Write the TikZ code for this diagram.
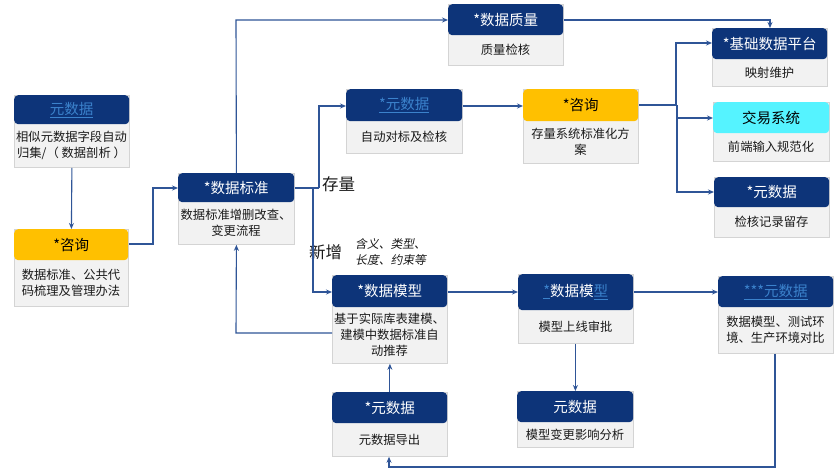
\documentclass[tikz,border=0pt]{standalone}
\usepackage{fontspec}
\setmainfont{Noto Sans CJK SC}
\newfontfamily\cjkit[FakeSlant=0.2]{Noto Sans CJK SC}
\usetikzlibrary{arrows.meta}
\definecolor{hdrblue}{HTML}{0D3479}
\definecolor{linkblue}{HTML}{3B82CC}
\definecolor{bodyfill}{HTML}{F2F2F2}
\definecolor{bodyline}{HTML}{D4D4D4}
\definecolor{hdryellow}{HTML}{FFC000}
\definecolor{hdrcyan}{HTML}{55F3FF}
\definecolor{conn}{HTML}{2F5597}
\definecolor{txt}{HTML}{1A1A1A}
\newcommand{\lnk}[1]{\textcolor{linkblue}{\underline{#1}}}
\begin{document}
\begin{tikzpicture}[x=1pt,y=-1pt,
  bodybox/.style={draw=bodyline,line width=0.8pt,fill=bodyfill,inner sep=0pt,anchor=north west},
  hdrbox/.style={fill=hdrblue,rounded corners=4pt,inner sep=0pt,anchor=north west,text=white,font=\fontsize{14.5}{16}\selectfont},
  bodytext/.style={text=txt,align=center,inner sep=0pt,font=\fontsize{12.3}{16}\selectfont},
  arr/.style={draw=conn,line width=1.1pt,-{Stealth[length=6pt,width=5pt]}},
  ln/.style={draw=conn,line width=1.1pt},
  lbl/.style={text=txt,inner sep=0pt,font=\fontsize{16.5}{18}\selectfont}]
\useasboundingbox[fill=white] (0,0) rectangle (838,471);

% generic box: body then header
\newcommand{\dbox}[9]{%
  % #1 name, #2 x1, #3 y1, #4 x2, #5 yh, #6 y2, #7 header style, #8 header text, #9 body text
  \node[bodybox,minimum width={(#4-#2)*1pt},minimum height={(#6-#3)*1pt}] (#1) at (#2,#3) {};
  \node[hdrbox,#7,minimum width={(#4-#2)*1pt},minimum height={(#5-#3)*1pt}] (#1h) at (#2,#3) {#8};
  \node[bodytext] (#1t) at ({(#2+#4)/2},{(#5+#6)/2}) {#9};
}

\dbox{ys}{14}{95}{129}{124}{167}{}{\lnk{元数据}}{相似元数据字段自动\\归集/（ 数据剖析 ）}
\dbox{zx}{14}{229}{128}{260}{306}{fill=hdryellow,text=black}{*咨询}{数据标准、公共代\\码梳理及管理办法}
\dbox{bz}{178}{173}{294}{202}{244}{}{*数据标准}{数据标准增删改查、\\变更流程}
\dbox{zl}{448}{4}{563}{35}{65}{}{*数据质量}{质量检核}
\dbox{dbm}{346}{89}{462}{121}{153}{}{\lnk{*元数据}}{自动对标及检核}
\dbox{zxb}{523}{89}{638}{121}{163}{fill=hdryellow,text=black}{*咨询}{存量系统标准化方\\案}
\dbox{jc}{712}{28}{827}{59}{86}{}{*基础数据平台}{映射维护}
\dbox{jy}{713}{102}{829}{133}{161}{fill=hdrcyan,text=black}{交易系统}{前端输入规范化}
\dbox{jh}{714}{177}{829}{207}{237}{}{*元数据}{检核记录留存}
\dbox{mx}{332}{275}{447}{307}{363}{}{*数据模型}{基于实际库表建模、\\建模中数据标准自\\动推荐}
\dbox{dc}{332}{392}{447}{423}{456}{}{*元数据}{元数据导出}
\dbox{sp}{518}{274}{633}{310}{343}{}{\lnk{*}数据模\lnk{型}}{模型上线审批}
\dbox{yx}{517}{391}{633}{422}{447}{}{元数据}{模型变更影响分析}
\dbox{db}{718}{276}{833}{307}{353}{}{\lnk{***元数据}}{数据模型、测试环\\境、生产环境对比}

% labels
\node[lbl,anchor=west] (cl) at (322,184) {存量};
\node[lbl,anchor=west] (xz) at (309,252) {新增};
\node[text=txt,inner sep=0pt,align=left,anchor=west,font=\cjkit\fontsize{11.8}{16}\selectfont] (hy) at (355,252) {含义、类型、\\长度、约束等};

% coordinates
\coordinate (c1) at (153,244);
\coordinate (c2) at (153,188);
\coordinate (c3) at (236,20);
\coordinate (c4) at (319,188);
\coordinate (c5) at (319,106);
\coordinate (c6) at (313,188);
\coordinate (c7) at (313,292);
\coordinate (c8) at (236,333);
\coordinate (c9) at (770,20);
\coordinate (d1) at (676,105);
\coordinate (d2) at (676,43);
\coordinate (d3) at (677,118);
\coordinate (d4) at (677,192);
\coordinate (e1) at (775,467);
\coordinate (e2) at (389,467);

% connectors
\draw[arr] (ys.south) -- (zx.north);
\draw[arr] (zx.east |- c1) -- (c1) -- (c2) -- (bz.west |- c2);
\draw[arr] (bz.north) -- (c3) -- (zl.west |- c3);
\draw[ln] (bz.east |- c4) -- (c4);
\draw[arr] (c4) -- (c5) -- (dbm.west |- c5);
\draw[arr] (c6) -- (c7) -- (mx.west |- c7);
\draw[arr] (mx.west |- c8) -- (c8) -- (bz.south);
\draw[arr] (zl.east |- c9) -- (c9) -- (jc.north -| c9);
\draw[arr] (dbm.east |- c5) -- (zxb.west |- c5);
\draw[ln] (zxb.east |- d1) -- (d1);
\draw[arr] (d1) -- (d2) -- (jc.west |- d2);
\draw[arr] (d1 -| d3) -- (d3) -- (jy.west |- d3);
\draw[arr] (d3) -- (d4) -- (jh.west |- d4);
\draw[arr] (mx.east |- c7) -- (sp.west |- c7);
\draw[arr] (sp.east |- c7) -- (db.west |- c7);
\draw[arr] (sp.south -| yx.north) -- (yx.north);
\draw[arr] (dc.north) -- (mx.south -| dc.north);
\draw[arr] (db.south -| e1) -- (e1) -- (e2) -- (dc.south -| e2);
\end{tikzpicture}
\end{document}
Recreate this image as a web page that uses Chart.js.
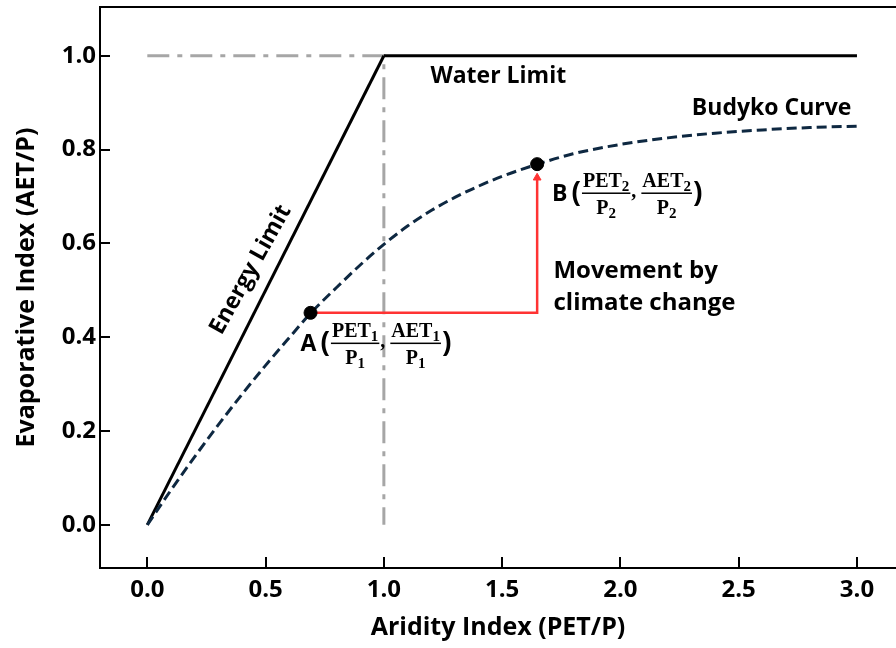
<!DOCTYPE html>
<html>
<head>
<meta charset="utf-8">
<script src="https://cdn.jsdelivr.net/npm/chart.js@4.4.1/dist/chart.umd.min.js"></script>
<style>
  html, body { margin: 0; padding: 0; background: #fff; overflow: hidden; }
  #wrap { width: 896px; height: 648px; }
</style>
</head>
<body>
<div id="wrap"><canvas id="chart" width="896" height="648"></canvas></div>
<script>
// Axis ticks
const xTicks = [0, 0.5, 1.0, 1.5, 2.0, 2.5, 3.0];
const yTicks = [0, 0.2, 0.4, 0.6, 0.8, 1.0];

// Budyko curve
const budykoX = [0, 0.1, 0.2, 0.3, 0.4, 0.5, 0.6, 0.69, 0.8, 0.9, 1.0, 1.1, 1.2, 1.3, 1.4, 1.5, 1.65, 1.8, 2.0, 2.2, 2.4, 2.6, 2.8, 3.0];
const budykoY = [0, 0.074, 0.145, 0.213, 0.278, 0.34, 0.399, 0.451, 0.506, 0.554, 0.598, 0.637, 0.67, 0.698, 0.722, 0.743, 0.769, 0.791, 0.811, 0.825, 0.835, 0.842, 0.847, 0.85];

// Limits
const energyX = [0, 1];
const energyY = [0, 1];
const waterX = [1, 3];
const waterY = [1, 1];

// Gray reference (dash-dot) path
const refX = [0, 1, 1];
const refY = [1, 1, 0];

// States A and B, and the red movement path
const pointA = [0.69, 0.452];
const pointB = [1.648, 0.769];
const moveX = [0.69, 1.648, 1.648];
const moveY = [0.452, 0.452, 0.74];

const toXY = (xs, ys) => xs.map((x, i) => ({ x: x, y: ys[i] }));

const SANS = '"Open Sans"';
const SERIF = '"Liberation Serif"';

// Inward tick marks on both axes
const tickMarks = {
  id: 'tickMarks',
  afterDraw(chart) {
    const { ctx, chartArea, scales } = chart;
    ctx.save();
    ctx.strokeStyle = '#000';
    ctx.lineWidth = 2;
    xTicks.forEach(v => {
      const px = Math.round(scales.x.getPixelForValue(v));
      ctx.beginPath();
      ctx.moveTo(px, chartArea.bottom);
      ctx.lineTo(px, chartArea.bottom - 11);
      ctx.stroke();
    });
    yTicks.forEach(v => {
      const py = Math.round(scales.y.getPixelForValue(v));
      ctx.beginPath();
      ctx.moveTo(chartArea.left, py);
      ctx.lineTo(chartArea.left + 10, py);
      ctx.stroke();
    });
    ctx.restore();
  }
};

// fraction like PET_1 / P_1, returns width used
function drawFrac(ctx, x, yLine, num, numSub, den, denSub) {
  const mainF = 'bold 20px ' + SERIF;
  const subF = 'bold 15px ' + SERIF;
  ctx.font = mainF;
  const nw = ctx.measureText(num).width;
  const dw = ctx.measureText(den).width;
  ctx.font = subF;
  const nsw = ctx.measureText(numSub).width;
  const dsw = ctx.measureText(denSub).width;
  const numW = nw + nsw, denW = dw + dsw;
  const w = Math.max(numW, denW) + 2;
  ctx.fillRect(x, yLine - 0.75, w, 1.5);
  const nx = x + (w - numW) / 2;
  ctx.font = mainF;
  ctx.fillText(num, nx, yLine - 6);
  ctx.font = subF;
  ctx.fillText(numSub, nx + nw, yLine - 2);
  const dx = x + (w - denW) / 2;
  ctx.font = mainF;
  ctx.fillText(den, dx, yLine + 21);
  ctx.font = subF;
  ctx.fillText(denSub, dx + dw, yLine + 25);
  return w;
}

function drawStateLabel(ctx, x, yLine, letter, idx) {
  ctx.textBaseline = 'alphabetic';
  ctx.textAlign = 'left';
  ctx.font = 'bold 23px ' + SANS;
  ctx.fillText(letter, x, yLine + 8);
  x += ctx.measureText(letter + ' ').width - 2;
  ctx.font = 'bold 28px ' + SANS;
  ctx.fillText('(', x, yLine + 9);
  x += ctx.measureText('(').width + 1;
  x += drawFrac(ctx, x, yLine, 'PET', idx, 'P', idx) + 1;
  ctx.font = 'bold 20px ' + SERIF;
  ctx.fillText(',', x, yLine + 4);
  x += ctx.measureText(', ').width;
  x += drawFrac(ctx, x, yLine, 'AET', idx, 'P', idx) + 1;
  ctx.font = 'bold 28px ' + SANS;
  ctx.fillText(')', x, yLine + 9);
}

const annotations = {
  id: 'annotations',
  afterDraw(chart) {
    const { ctx, scales } = chart;
    const X = v => scales.x.getPixelForValue(v);
    const Y = v => scales.y.getPixelForValue(v);
    ctx.save();
    ctx.fillStyle = '#000';
    ctx.textAlign = 'left';
    ctx.textBaseline = 'alphabetic';
    ctx.font = 'bold 23px ' + SANS;
    ctx.fillText('Water Limit', X(1.197), Y(0.942));
    ctx.fillText('Budyko Curve', X(2.302), Y(0.874));
    ctx.font = 'bold 24px ' + SANS;
    ctx.fillText('Movement by', X(1.717), Y(0.526));
    ctx.fillText('climate change', X(1.717), Y(0.458));

    ctx.save();
    ctx.translate(X(0.437), Y(0.544));
    ctx.rotate(-61 * Math.PI / 180);
    ctx.textAlign = 'center';
    ctx.textBaseline = 'middle';
    ctx.font = 'bold 23px ' + SANS;
    ctx.fillText('Energy Limit', 0, 0);
    ctx.restore();

    drawStateLabel(ctx, X(0.648), Y(0.387), 'A', '1');
    drawStateLabel(ctx, X(1.711), Y(0.707), 'B', '2');
    ctx.restore();
  }
};

const tickFont = { family: SANS, size: 24, weight: 'bold' };
const titleFont = { family: SANS, size: 25, weight: 'bold' };

new Chart(document.getElementById('chart'), {
  type: 'scatter',
  data: {
    datasets: [
      {
        data: toXY(refX, refY), showLine: true, pointRadius: 0,
        borderColor: '#a6a6a6', borderWidth: 3, borderDash: [22, 8, 5, 8], order: 6
      },
      {
        data: toXY(energyX, energyY), showLine: true, pointRadius: 0,
        borderColor: '#000', borderWidth: 3, order: 5
      },
      {
        data: toXY(waterX, waterY), showLine: true, pointRadius: 0,
        borderColor: '#000', borderWidth: 3, order: 5
      },
      {
        data: toXY(budykoX, budykoY), showLine: true, pointRadius: 0,
        borderColor: '#0e2841', borderWidth: 3, borderDash: [10, 5],
        cubicInterpolationMode: 'monotone', order: 4
      },
      {
        data: toXY(moveX, moveY), showLine: true, pointRadius: 0,
        borderColor: '#ff3333', borderWidth: 2.5, order: 3
      },
      {
        data: [{ x: moveX[2], y: moveY[2] }], pointStyle: 'triangle', pointRadius: 4.5,
        backgroundColor: '#ff3333', borderColor: '#ff3333', borderWidth: 1, order: 2
      },
      {
        data: [{ x: pointA[0], y: pointA[1] }, { x: pointB[0], y: pointB[1] }],
        pointRadius: 6.5, backgroundColor: '#000', borderColor: '#000', order: 1
      }
    ]
  },
  options: {
    responsive: false,
    animation: false,
    layout: { autoPadding: false, padding: { top: 7, left: 0, right: 0, bottom: 0 } },
    plugins: { legend: { display: false }, tooltip: { enabled: false } },
    scales: {
      x: {
        type: 'linear', position: 'bottom', min: -0.2, max: 3.165,
        afterBuildTicks: s => { s.ticks = xTicks.map(v => ({ value: v })); },
        afterFit: s => { s.height = 80; s.paddingLeft = 0; s.paddingRight = 0; },
        grid: { display: false, drawTicks: false },
        border: { display: true, color: '#000', width: 2 },
        ticks: { color: '#000', font: tickFont, padding: 8, callback: v => v.toFixed(1) },
        title: { display: true, text: 'Aridity Index (PET/P)', color: '#000', font: titleFont, padding: { top: 0, bottom: 5 } }
      },
      xTop: {
        type: 'linear', position: 'top', min: -0.2, max: 3.165,
        afterFit: s => { s.height = 0; s.paddingLeft = 0; s.paddingRight = 0; },
        grid: { display: false, drawTicks: false },
        border: { display: true, color: '#000', width: 2 },
        ticks: { display: false }
      },
      y: {
        type: 'linear', position: 'left', min: -0.092, max: 1.104,
        afterBuildTicks: s => { s.ticks = yTicks.map(v => ({ value: v })); },
        afterFit: s => { s.width = 100; s.paddingTop = 0; s.paddingBottom = 0; },
        grid: { display: false, drawTicks: false },
        border: { display: true, color: '#000', width: 2 },
        ticks: { color: '#000', font: tickFont, padding: 4, callback: v => v.toFixed(1) },
        title: { display: true, text: 'Evaporative Index (AET/P)', color: '#000', font: titleFont, padding: { top: 12, bottom: 0 } }
      }
    }
  },
  plugins: [tickMarks, annotations]
});
</script>
</body>
</html>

***

> **Instructions to follow**
Exactly restate the lines from the beginning of the data through the line with "(0,0) rectangle (838,471);", and no others, keeping pictures out.

> **Task answer**
Write the TikZ code for this diagram.
\documentclass[tikz,border=0pt]{standalone}
\usepackage{fontspec}
\setmainfont{Noto Sans CJK SC}
\newfontfamily\cjkit[FakeSlant=0.2]{Noto Sans CJK SC}
\usetikzlibrary{arrows.meta}
\definecolor{hdrblue}{HTML}{0D3479}
\definecolor{linkblue}{HTML}{3B82CC}
\definecolor{bodyfill}{HTML}{F2F2F2}
\definecolor{bodyline}{HTML}{D4D4D4}
\definecolor{hdryellow}{HTML}{FFC000}
\definecolor{hdrcyan}{HTML}{55F3FF}
\definecolor{conn}{HTML}{2F5597}
\definecolor{txt}{HTML}{1A1A1A}
\newcommand{\lnk}[1]{\textcolor{linkblue}{\underline{#1}}}
\begin{document}
\begin{tikzpicture}[x=1pt,y=-1pt,
  bodybox/.style={draw=bodyline,line width=0.8pt,fill=bodyfill,inner sep=0pt,anchor=north west},
  hdrbox/.style={fill=hdrblue,rounded corners=4pt,inner sep=0pt,anchor=north west,text=white,font=\fontsize{14.5}{16}\selectfont},
  bodytext/.style={text=txt,align=center,inner sep=0pt,font=\fontsize{12.3}{16}\selectfont},
  arr/.style={draw=conn,line width=1.1pt,-{Stealth[length=6pt,width=5pt]}},
  ln/.style={draw=conn,line width=1.1pt},
  lbl/.style={text=txt,inner sep=0pt,font=\fontsize{16.5}{18}\selectfont}]
\useasboundingbox[fill=white] (0,0) rectangle (838,471);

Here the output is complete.